Are we closer to jellyfish and sea anemones than we might have thought? Although the origin of these gelatinous beings lacking a central nervous system dates back to long before the emergence of fish—and therefore, a fortiori, of the first complex brains—their sleep habits are nevertheless similar to those of humans.
This is the surprising discovery made by an international team of researchers who, by studying the behavioral activity of jellyfish and sea anemones, demonstrated that sleep plays an essential role in the maintenance of nerve cells in these animals. Their work, published in the journal Nature Communications on Tuesday, 6 January, sheds new light on the evolutionary history of sleep in these marine invertebrates.
To achieve these results, researchers from the teams of Lior Appelbaum and Oren Levy, specialists in neuroscience and marine biology at Bar-Ilan University (Israel), donned fins, masks and snorkels to observe upside-down jellyfish (Cassiopea andromeda)—a species that lives its life “upside down,” with the bell facing the seabed and the tentacles toward the surface—in the shallow waters of Key Largo, Florida.
Using hand counters, waterproof notepads and stopwatches, they recorded the number of pulsations of the jellyfish’s bell. The team also studied these jellyfish and starlet sea anemones (Nematostella vectensis) in the laboratory.
The researchers retained four behavioral criteria. For example, if the animal remains immobile for a defined period and shows reduced responsiveness to stimuli (water jet, light flash or presentation of food). Another indicator is sleep rebound: an animal kept awake for several hours quickly enters sleep as soon as the stimuli cease. They were thus able to identify that upside-down jellyfish slept when they slowed their pulsations to fewer than 37 per minute for more than three minutes. As for starlet sea anemones, they enter a sleep phase when they remain calm, in a state of quiescence, for more than eight minutes.
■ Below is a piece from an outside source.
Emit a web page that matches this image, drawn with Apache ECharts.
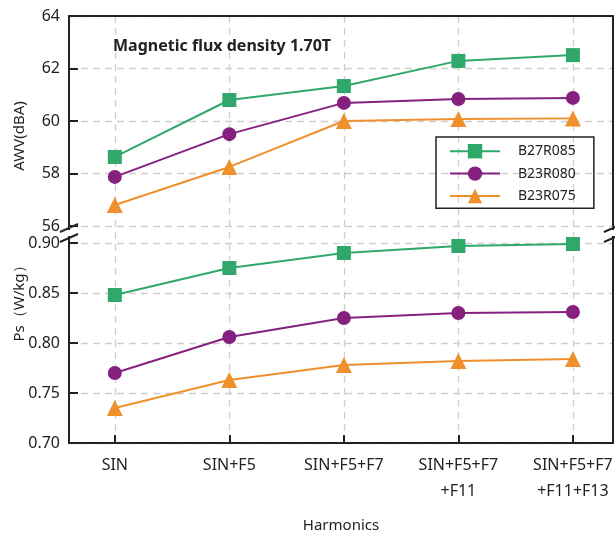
<!DOCTYPE html>
<html><head><meta charset="utf-8">
<script src="https://cdn.jsdelivr.net/npm/echarts@6/dist/echarts.min.js"></script>
<style>html,body{margin:0;padding:0;background:#fff}#c{width:615px;height:538px}</style>
</head><body><div id="c"></div>
<script>
// ---- data ----
const categories = ['SIN', 'SIN+F5', 'SIN+F5+F7', 'SIN+F5+F7\n+F11', 'SIN+F5+F7\n+F11+F13'];
const seriesNames = ['B27R085', 'B23R080', 'B23R075'];
const awvB27R085 = [58.63, 60.80, 61.33, 62.29, 62.51];
const awvB23R080 = [57.87, 59.50, 60.69, 60.84, 60.88];
const awvB23R075 = [56.80, 58.25, 60.00, 60.08, 60.10];
const psB27R085 = [0.848, 0.875, 0.890, 0.897, 0.899];
const psB23R080 = [0.770, 0.806, 0.825, 0.830, 0.831];
const psB23R075 = [0.735, 0.763, 0.778, 0.782, 0.784];
const awvRange = [56, 64];
const psRange = [0.70, 0.90];
const titleText = 'Magnetic flux density 1.70T';

// ---- styling ----
const colors = ['#2fa86a', '#86207f', '#ef902d'];
const symbols = ['rect', 'circle', 'triangle'];
const symbolSizes = [14, 14, 16];
const FONT = 'Noto Sans';
const AX = '#222';
const GRIDC = '#d0d0d0';
const catIdx = categories.map((_, i) => i);
const xMin = -0.4, xMax = 4.35;

function pts(arr) { return arr.map((v, i) => [i, v]); }

const chart = echarts.init(document.getElementById('c'), null, {renderer: 'canvas'});

const dashed = {show: true, lineStyle: {color: GRIDC, type: [7, 5], width: 1.3}};
const noAxis = {axisLine: {show: false}, axisTick: {show: false}, axisLabel: {show: false}, splitLine: {show: false}};

const awvSets = [awvB27R085, awvB23R080, awvB23R075];
const psSets = [psB27R085, psB23R080, psB23R075];
const series = [];
[awvSets, psSets].forEach((sets, g) => {
  sets.forEach((arr, k) => {
    series.push({
      name: seriesNames[k], type: 'line', xAxisIndex: g === 0 ? 0 : 2, yAxisIndex: g === 0 ? 0 : 2,
      data: pts(arr), symbol: symbols[k], symbolSize: symbolSizes[k],
      lineStyle: {width: 2, color: colors[k]}, itemStyle: {color: colors[k]},
      z: 5
    });
  });
});

function brk(x) {
  return [
    {type: 'line', shape: {x1: x, y1: 226, x2: x, y2: 230}, style: {stroke: AX, lineWidth: 2}},
    {type: 'line', shape: {x1: x, y1: 236, x2: x, y2: 243}, style: {stroke: AX, lineWidth: 2}},
    {type: 'line', shape: {x1: x - 9, y1: 232, x2: x + 9, y2: 224}, style: {stroke: AX, lineWidth: 2}},
    {type: 'line', shape: {x1: x - 9, y1: 242, x2: x + 9, y2: 234}, style: {stroke: AX, lineWidth: 2}}
  ];
}

const gridBase = {left: 69, right: 2, outerBoundsMode: 'none', containLabel: false};

const option = {
  animation: false,
  backgroundColor: '#fff',
  textStyle: {fontFamily: FONT},
  title: {text: titleText, left: 108, top: 33, textStyle: {fontFamily: FONT, fontSize: 16, fontWeight: 'bold', color: AX}},
  legend: {
    data: seriesNames, orient: 'vertical', left: 436, top: 137,
    itemWidth: 50, itemHeight: 18, itemGap: 8,
    padding: [7, 18, 5, 13], borderColor: AX, borderWidth: 1.5,
    textStyle: {fontFamily: FONT, fontSize: 14, color: AX, padding: [0, 0, 0, 13]}
  },
  grid: [
    Object.assign({top: 16, height: 210}, gridBase),
    Object.assign({top: 243, height: 200}, gridBase),
    Object.assign({top: 16, height: 427}, gridBase)
  ],
  xAxis: [
    Object.assign({type: 'value', gridIndex: 0, min: xMin, max: xMax, position: 'bottom'}, noAxis),
    {type: 'value', gridIndex: 0, min: xMin, max: xMax, position: 'top',
      axisLine: {show: true, onZero: false, lineStyle: {color: AX, width: 2}}, axisTick: {show: false}, axisLabel: {show: false}, splitLine: {show: false}},
    {type: 'value', gridIndex: 1, min: xMin, max: xMax, position: 'bottom',
      name: 'Harmonics', nameLocation: 'middle', nameGap: 75,
      nameTextStyle: {fontFamily: FONT, fontSize: 15, color: AX},
      axisLine: {show: true, onZero: false, lineStyle: {color: AX, width: 2}},
      axisTick: {show: true, inside: true, length: 8, customValues: catIdx, lineStyle: {color: AX, width: 2}},
      axisLabel: {show: true, customValues: catIdx, margin: 9, fontFamily: FONT, fontSize: 16, color: AX, lineHeight: 26,
        formatter: v => categories[Math.round(v)]},
      splitLine: {show: false}},
    {type: 'value', gridIndex: 2, min: xMin, max: xMax, position: 'bottom',
      axisLine: {show: false}, axisTick: {show: false, customValues: catIdx}, axisLabel: {show: false, customValues: catIdx},
      splitLine: dashed}
  ],
  yAxis: [
    {type: 'value', gridIndex: 0, min: awvRange[0], max: awvRange[1], interval: 2,
      name: 'AWV(dBA)', nameLocation: 'middle', nameGap: 42, nameMoveOverlap: false,
      nameTextStyle: {fontFamily: FONT, fontSize: 15, color: AX, padding: [0, 30, 0, 0]},
      axisLine: {show: true, onZero: false, lineStyle: {color: AX, width: 2}},
      axisTick: {show: true, inside: true, length: 9, lineStyle: {color: AX, width: 2}},
      axisLabel: {margin: 9, fontFamily: FONT, fontSize: 16, color: AX},
      splitLine: dashed},
    {type: 'value', gridIndex: 0, min: awvRange[0], max: awvRange[1], position: 'right',
      axisLine: {show: true, onZero: false, lineStyle: {color: AX, width: 2}}, axisTick: {show: false}, axisLabel: {show: false}, splitLine: {show: false}},
    {type: 'value', gridIndex: 1, min: psRange[0], max: psRange[1], interval: 0.05,
      name: 'Ps（W/kg）', nameLocation: 'middle', nameGap: 42, nameMoveOverlap: false,
      nameTextStyle: {fontFamily: FONT, fontSize: 15, color: AX, padding: [0, 0, 0, 86]},
      axisLine: {show: true, onZero: false, lineStyle: {color: AX, width: 2}},
      axisTick: {show: true, inside: true, length: 9, lineStyle: {color: AX, width: 2}},
      axisLabel: {margin: 9, fontFamily: FONT, fontSize: 16, color: AX, formatter: v => v.toFixed(2)},
      splitLine: dashed},
    {type: 'value', gridIndex: 1, min: psRange[0], max: psRange[1], position: 'right',
      axisLine: {show: true, onZero: false, lineStyle: {color: AX, width: 2}}, axisTick: {show: false}, axisLabel: {show: false}, splitLine: {show: false}},
    Object.assign({type: 'value', gridIndex: 2, min: 0, max: 1}, noAxis)
  ],
  graphic: brk(69).concat(brk(613)),
  series: series
};
chart.setOption(option);
</script></body></html>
In total, these two gelatinous beings rest for about eight hours a day and spend a third of their lives sleeping, like humans. But the most surprising finding lies elsewhere. Indeed, the team was able to establish that if jellyfish and sea anemones sleep, it is because sleep repairs and protects the genetic material (DNA) of neuronal cells. In other words, sleep plays a role in neuron maintenance, essential for long-term functioning, as in humans.
“We were surprised to find that animals as distant from us as jellyfish and sea anemones actually sleep for the same fundamental reasons,” explains Raphaël Aguillon, a postdoctoral researcher in neurobiology at the Institute of Physico-Chemical Biology in Paris and co–first author of the study. “This shows that sleep responds to very ancient biological constraints, common to all nervous systems.”
A survival strategy
Jellyfish, which belong to the phylum Cnidaria (sea anemones, gorgonians or corals), appeared on Earth around 600 million years ago. A study conducted by the team of Ravi Nath at Caltech University (United States) had already shown in 2017 that jellyfish entered a sleep-like state at night. However, the function of sleep in these organisms lacking a central nervous system was not known.
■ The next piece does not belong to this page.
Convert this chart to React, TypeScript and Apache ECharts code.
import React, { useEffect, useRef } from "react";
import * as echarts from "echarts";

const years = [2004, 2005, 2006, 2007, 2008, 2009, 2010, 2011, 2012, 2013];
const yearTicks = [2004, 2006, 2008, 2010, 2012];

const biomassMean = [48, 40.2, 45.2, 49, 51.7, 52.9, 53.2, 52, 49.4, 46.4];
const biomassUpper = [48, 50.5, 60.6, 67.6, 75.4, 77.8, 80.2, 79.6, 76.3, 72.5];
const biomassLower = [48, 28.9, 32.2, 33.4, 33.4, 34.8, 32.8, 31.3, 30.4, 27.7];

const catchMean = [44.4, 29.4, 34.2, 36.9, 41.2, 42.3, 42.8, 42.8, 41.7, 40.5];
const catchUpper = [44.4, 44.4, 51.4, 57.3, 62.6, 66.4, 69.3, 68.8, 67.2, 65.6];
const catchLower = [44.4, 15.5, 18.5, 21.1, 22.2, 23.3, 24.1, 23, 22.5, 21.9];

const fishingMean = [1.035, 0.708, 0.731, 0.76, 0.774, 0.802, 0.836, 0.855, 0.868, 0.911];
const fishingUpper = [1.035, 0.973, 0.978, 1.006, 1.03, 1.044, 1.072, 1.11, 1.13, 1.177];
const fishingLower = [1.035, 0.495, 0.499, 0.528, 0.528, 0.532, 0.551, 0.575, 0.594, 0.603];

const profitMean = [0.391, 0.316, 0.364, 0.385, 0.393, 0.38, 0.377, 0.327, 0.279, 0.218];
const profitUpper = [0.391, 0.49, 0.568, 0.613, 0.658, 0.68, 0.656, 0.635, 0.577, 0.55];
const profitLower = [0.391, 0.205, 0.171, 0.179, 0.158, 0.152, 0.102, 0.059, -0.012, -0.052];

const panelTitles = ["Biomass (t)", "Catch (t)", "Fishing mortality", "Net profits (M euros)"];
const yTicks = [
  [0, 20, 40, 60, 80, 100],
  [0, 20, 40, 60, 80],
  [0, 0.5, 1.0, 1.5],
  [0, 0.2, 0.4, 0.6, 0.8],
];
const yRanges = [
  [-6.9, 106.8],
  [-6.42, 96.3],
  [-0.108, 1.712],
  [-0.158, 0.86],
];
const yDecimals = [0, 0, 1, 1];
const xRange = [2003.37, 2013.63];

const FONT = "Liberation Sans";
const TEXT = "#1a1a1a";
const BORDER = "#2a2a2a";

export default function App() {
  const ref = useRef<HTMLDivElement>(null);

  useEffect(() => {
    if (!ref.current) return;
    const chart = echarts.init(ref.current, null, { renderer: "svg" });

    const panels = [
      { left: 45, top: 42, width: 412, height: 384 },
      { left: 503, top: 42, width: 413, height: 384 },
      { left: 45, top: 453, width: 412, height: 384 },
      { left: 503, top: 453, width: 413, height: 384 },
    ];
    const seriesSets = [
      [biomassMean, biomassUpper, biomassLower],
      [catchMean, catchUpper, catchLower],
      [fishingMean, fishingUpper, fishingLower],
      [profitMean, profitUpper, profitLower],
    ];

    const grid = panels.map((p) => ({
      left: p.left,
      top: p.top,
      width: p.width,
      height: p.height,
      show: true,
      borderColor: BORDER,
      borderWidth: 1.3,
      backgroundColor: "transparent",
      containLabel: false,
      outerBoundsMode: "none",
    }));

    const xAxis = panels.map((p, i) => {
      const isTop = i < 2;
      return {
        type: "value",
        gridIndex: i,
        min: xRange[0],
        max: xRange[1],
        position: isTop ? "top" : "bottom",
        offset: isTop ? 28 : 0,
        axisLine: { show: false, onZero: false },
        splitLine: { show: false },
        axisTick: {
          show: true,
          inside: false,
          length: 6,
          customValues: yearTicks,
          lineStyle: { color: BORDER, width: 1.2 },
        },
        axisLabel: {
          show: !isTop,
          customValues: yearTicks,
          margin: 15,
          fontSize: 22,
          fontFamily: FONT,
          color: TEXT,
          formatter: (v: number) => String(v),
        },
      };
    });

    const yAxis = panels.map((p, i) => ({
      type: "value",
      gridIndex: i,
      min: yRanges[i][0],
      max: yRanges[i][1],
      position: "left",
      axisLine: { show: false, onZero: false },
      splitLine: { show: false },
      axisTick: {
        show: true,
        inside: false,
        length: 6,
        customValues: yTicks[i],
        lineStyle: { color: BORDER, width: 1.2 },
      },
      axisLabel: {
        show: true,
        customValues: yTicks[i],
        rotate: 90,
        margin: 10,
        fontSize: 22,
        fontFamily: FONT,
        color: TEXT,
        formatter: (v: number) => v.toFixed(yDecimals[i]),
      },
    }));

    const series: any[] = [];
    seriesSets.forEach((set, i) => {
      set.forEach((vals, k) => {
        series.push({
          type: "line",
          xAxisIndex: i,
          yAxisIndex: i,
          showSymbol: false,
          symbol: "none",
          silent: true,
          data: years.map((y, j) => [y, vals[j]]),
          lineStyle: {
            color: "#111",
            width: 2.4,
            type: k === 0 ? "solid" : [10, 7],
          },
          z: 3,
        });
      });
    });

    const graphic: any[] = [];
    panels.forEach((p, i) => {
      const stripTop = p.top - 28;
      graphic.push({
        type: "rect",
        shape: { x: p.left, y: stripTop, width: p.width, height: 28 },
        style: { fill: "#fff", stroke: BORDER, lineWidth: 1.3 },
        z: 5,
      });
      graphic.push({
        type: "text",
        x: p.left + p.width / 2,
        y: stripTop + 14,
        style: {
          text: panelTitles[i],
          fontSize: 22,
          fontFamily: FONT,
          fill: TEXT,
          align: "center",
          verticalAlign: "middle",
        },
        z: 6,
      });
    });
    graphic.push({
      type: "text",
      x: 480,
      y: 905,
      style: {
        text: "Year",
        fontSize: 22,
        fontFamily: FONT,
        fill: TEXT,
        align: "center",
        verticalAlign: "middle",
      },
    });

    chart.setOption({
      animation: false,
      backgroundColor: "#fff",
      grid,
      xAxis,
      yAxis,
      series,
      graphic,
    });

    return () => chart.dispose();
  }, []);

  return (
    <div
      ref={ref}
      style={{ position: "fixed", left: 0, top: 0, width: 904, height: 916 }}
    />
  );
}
The vast majority of animals have a circadian locomotor activity rhythm that follows the day (diurnal animals) or the night (nocturnal animals) over a twenty-four-hour period. According to researchers from the teams of Lior Appelbaum and Oren Levy, sleep is not regulated in the same way in jellyfish and sea anemones. In C. andromeda, sleep is influenced by the alternation of day and night. These gelatinous bells sleep once night falls and even take short naps in the early afternoon. By contrast, in N. vectensis, which sleep mainly during the day, sleep depends above all on an internal biological clock.
But one essential common point emerges: in both cases, sleep helps reduce DNA damage in neurons that accumulates during wakefulness. When jellyfish or anemones are deprived of sleep, this damage increases, triggering a sleep phase longer than normal.
These results echo numerous observations in humans, where sleep disorders are associated with cognitive decline and neurodegenerative diseases. For the researcher, sleeping is therefore not a luxury, but a survival strategy: “Sleep, in animals as in humans, is a biological necessity to preserve the long-term health of our neurons,” concludes Raphaël Aguillon.